Under the Charter of Rights and Freedoms, the Supreme Court of Canada has made a number of important decisions pertaining to union rights. What impact do these decisions have on management and unions?
Following the decisions made by the Supreme Court of Canada, it is highly likely that both the management and the unions will be affected in one way or another. For instance, the employees will demand an assurance that allows them to engage in various activities within the organization without experiencing any form of interference from the management. Considering the fact that such decisions can also increase the employees’ bargaining power, they should be ready to undergo some challenges. This is because their right to make a collective bargain or engage in an industrial strike is subject to the rules and regulations set by the legislators. Since the Charter on Rights and Freedoms does not accord the employees the right to picket, the management of the organization might limit the level of pickets together with other employee’s activities whereby the employees exercise their rights and freedom.
The decisions made by the Supreme Court of Canada might also force the management and the unions to make changes to retirement procedures. This implies that the management may decide to scrap off the retirement benefits or may increase the number of retirement age so that employees can remain in the organization for a long duration.
Reverse discrimination has, so far, not been a salient issue in Canada, especially since human rights legislation allows employers to use employment equity programs “to correct past wrongs”- that is, hire more protected groups, such as women, members of a visible minority and Aboriginal people, ideally to more accurately reflect the distribution of protected groups in the community in the makeup of the organization’s staff. Despite the legality of employment equity programs, the question has been raised as to whether it is ethical to choose a less qualified candidate over a better qualified one.

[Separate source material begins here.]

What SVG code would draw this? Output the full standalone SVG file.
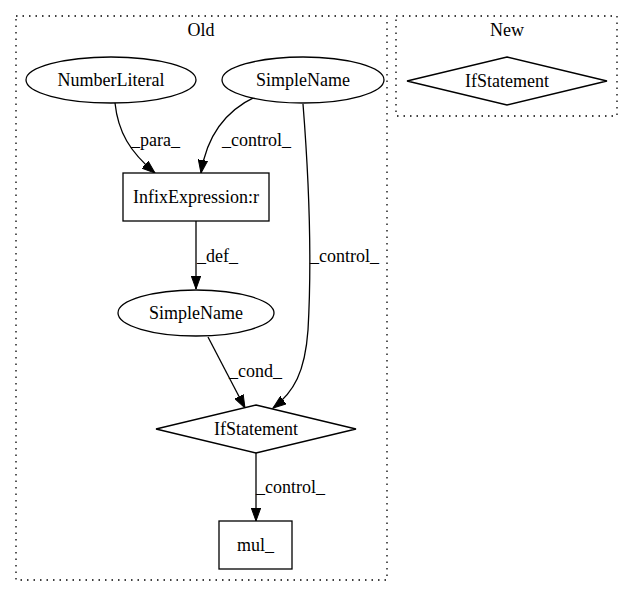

Shouldn’t the “best” candidate get the job? Please comment.
Reverse Discrimination usually arises when the management of a given organization finds it appropriate to promote or recruit people who come from a disadvantaged group. This means that an employer may opt to recruit a less qualified person to fill a position within an organization. Although there may be highly qualified people available to fill the position, the employer may ignore such qualifications and consequently offer such opportunities to disadvantaged people. Despite the fact that several employment acts insist on equity during the recruiting process, I suppose it is prudent for the management of an organization to put other factors into consideration. Such factors should relate to the goals, targets, and objectives of the organization. It is only by recruiting the most suitable set of employees that an organization can manage to achieve its set goals and objectives. However, the management should be able to maintain the required level of standards when undertaking such processes. This means that management should exercise acts of fairness and eliminate any form of bias during the recruitment process. By doing so, the management finds it easy to address the issue of equality when hiring. It also accelerates the process of achieving the goals and objectives of the organization.
Suppose your employer asks you, the human resource manager, to justify the relatively large recruiting budget that you have been historically assigned what arguments would you provide? What indices or measures will you provide to show that your recruitment is cost-effective?
As the human resource manager of the organization, the relatively large recruiting budget can be justified by the following reasons. To start with, the manager should understand that there is a need to recruit the most competent and able staff. In order to identify the right people to fill vacant positions, the selection process should be carried out in an effective way. This would require the assistance of recruiting experts who are specially trained to undertake the process. A large budget is therefore required to access the experts who will help identify people who have the required knowledge and skills. An inadequate recruiting budget is likely to limit the selection process and consequently, it might lead to the hiring of employees who are not well qualified. Examples of measures or indices that can be used to show the cost-effectiveness of the recruitment process include applicant ratios, cost per hire, cost offers, and hire quality.